We’ve been championing local government consolidation for years as a vehicle to save money and improve services, and thanks to the enticement of state money, it might actually happen.

Gov. Andrew Cuomo’s state budget includes a County-Wide Shared Services Initiative, a mandate requiring the top officials in each county to establish a shared services panel and develop a shared services plan to reduce property taxes. If approved by the state, plans may be eligible for a one-time match of the net savings.

Montgomery County’s shared services panel is under the capable guidance of County Executive Matthew Ossenfort.

In the past, local consolidation talk has been cheap, but that’s not the case with the plan formulated by this panel. In fact, it’s quite impressive.

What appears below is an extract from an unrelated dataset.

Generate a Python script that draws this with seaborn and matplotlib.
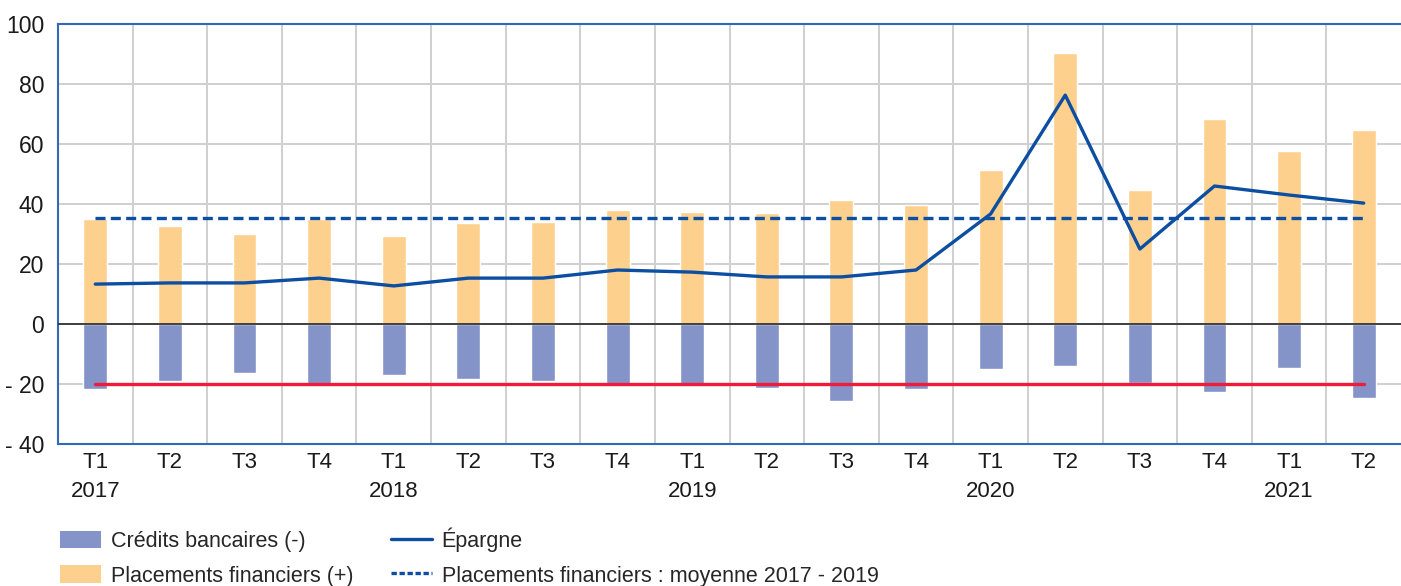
import numpy as np
import pandas as pd
import matplotlib
matplotlib.use("Agg")
import matplotlib.pyplot as plt
import seaborn as sns
from matplotlib.patches import Patch
from matplotlib.lines import Line2D

# ── Data ──────────────────────────────────────────────────────────────────────
quarters = ["T1", "T2", "T3", "T4"] * 4 + ["T1", "T2"]
years = ["2017", "", "", "", "2018", "", "", "", "2019", "", "", "",
         "2020", "", "", "", "2021", ""]
placements = [35.0, 32.7, 30.0, 35.0, 29.3, 33.7, 34.0, 38.0, 37.3, 37.0,
              41.3, 39.7, 51.3, 90.3, 44.7, 68.3, 57.7, 64.7]
credits = [-21.7, -19.0, -16.3, -20.0, -17.0, -18.3, -19.0, -20.0, -20.0, -21.3,
           -25.7, -21.7, -15.0, -14.0, -19.7, -22.7, -14.7, -24.7]
epargne = [13.3, 13.7, 13.7, 15.3, 12.7, 15.3, 15.3, 18.0, 17.3, 15.7,
           15.7, 18.0, 36.7, 76.3, 25.0, 46.0, 43.0, 40.3]
moyenne_placements = 35.3
credit_ref = -20.0

# ── Style ─────────────────────────────────────────────────────────────────────
ORANGE = "#FDD08E"
VIOLET = "#8594C8"
BLUE   = "#0B4EA2"
RED    = "#EE1C3A"
SPINE  = "#2F6AB8"
GRID   = "#CFCFCF"

sns.set_theme(style="white")
plt.rcParams["font.family"] = ["Liberation Sans", "DejaVu Sans"]

n = len(placements)
labels = [f"{q}\n{y}" if y else q for q, y in zip(quarters, years)]
df = pd.DataFrame({"periode": [f"{i}" for i in range(n)],
                   "placements": placements,
                   "credits": credits,
                   "epargne": epargne})

fig = plt.figure(figsize=(14.01, 5.86), dpi=100)
ax = fig.add_axes([0.0414, 0.2423, 0.9586, 0.7167])

sns.barplot(data=df, x="periode", y="placements", color=ORANGE, width=0.32,
            saturation=1, ax=ax, zorder=3)
sns.barplot(data=df, x="periode", y="credits", color=VIOLET, width=0.32,
            saturation=1, ax=ax, zorder=3)

xs = np.arange(n)
sns.lineplot(x=xs, y=epargne, color=BLUE, linewidth=2.4, ax=ax, zorder=5)
ax.plot([0, n - 1], [moyenne_placements] * 2, color=BLUE, linewidth=2.4,
        linestyle=(0, (3, 1.6)), zorder=5)
ax.plot([0, n - 1], [credit_ref] * 2, color=RED, linewidth=2.4, zorder=5)
ax.axhline(0, color="#333333", linewidth=1.3, zorder=4)

# axes
ax.set_xlim(-0.5, n - 0.5)
ax.set_ylim(-40, 100)
ax.set_yticks(range(-40, 101, 20))
ax.set_yticklabels([f"- {abs(v)}" if v < 0 else str(v) for v in range(-40, 101, 20)],
                   fontsize=16.5)
ax.set_xticks(xs)
ax.set_xticklabels(labels, fontsize=16, linespacing=1.45)
ax.set_xticks(np.arange(0.5, n - 1, 1), minor=True)
ax.set_xlabel("")
ax.set_ylabel("")
ax.tick_params(axis="both", which="both", length=0, colors="#1a1a1a")
ax.tick_params(axis="x", pad=6)
ax.tick_params(axis="y", pad=10)

ax.grid(axis="y", which="major", color=GRID, linewidth=1.4, zorder=0)
ax.grid(axis="x", which="minor", color=GRID, linewidth=1.4, zorder=0)
ax.grid(axis="x", which="major", visible=False)
ax.set_axisbelow(True)

for side in ["left", "top", "bottom"]:
    ax.spines[side].set_color(SPINE)
    ax.spines[side].set_linewidth(1.5)
ax.spines["right"].set_visible(False)

# legend
handles = [
    Patch(facecolor=VIOLET, edgecolor="none"),
    Patch(facecolor=ORANGE, edgecolor="none"),
    Line2D([], [], color=BLUE, linewidth=2.4),
    Line2D([], [], color=BLUE, linewidth=2.4, linestyle=(0, (1.6, 0.8))),
]
names = ["Crédits bancaires (-)", "Placements financiers (+)",
         "Épargne", "Placements financiers : moyenne 2017 - 2019"]
fig.legend(handles, names, ncol=2, loc="upper left", bbox_to_anchor=(0.043, 0.100),
           frameon=False, fontsize=15.5, handlelength=1.9, handleheight=0.9,
           handletextpad=0.45, columnspacing=1.75, labelspacing=0.62,
           borderaxespad=0, borderpad=0)

fig.savefig("out.png", dpi=100)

Key components of the plan include:

• The dissolution of the village of Canajoharie and town-wide consolidation;

• Dissolution of the Fort Plain Police Department;

• County departmental consolidation, merging  the mental health and public health departments;

•  Upgrading and combing records management between the county, city of Amsterdam and towns of Florida and Amsterdam;

• A shared municipal building in Canajoharie utilizing the former Beech-Nut property that would include a sheriff’s post, court facility and vehicle maintenance and repair facility.

The key to the plan’s success is getting the local municipalities to get on board and that means guaranteeing the same services will be provided to residents. We are convinced that under Ossenfort’s direction those services will not only continue, but will be more efficient.

Additionally, Ossenfort said most of the work that has been done for the shared services plan was utilized for the state’s Municipal Consolidation and Efficiency Competition. The county is one of six finalists that are competing for a $20 million state prize that would fund consolidation efforts. Ossenfort said the county submitted its application on June 28. The winner will be announced in August.

The savings accumulated by the Shared Services Initiative certainly aren’t as grand as winning the $20 million Municipal Consolidation and Efficiency Competition, but they are still significant.

For example, the net savings for the consolidation of the village and town of Canajoharie are projected to be $200,000 in the first year, which would be eligible to be matched by state funds. While the state match would only occur once, the savings will be perpetual.

We understand that change is often difficult to embrace, but our municipalities will never truly flourish until we shed some of the heavy tax burden that has slowly choked the life out of the county like a creeping vine taking over a garden.

If methods can be employed to provide the basic services to our residents in a more effective and cost efficient manner, providing tax savings to property owners, our elected officials would be remiss to not embrace this plan.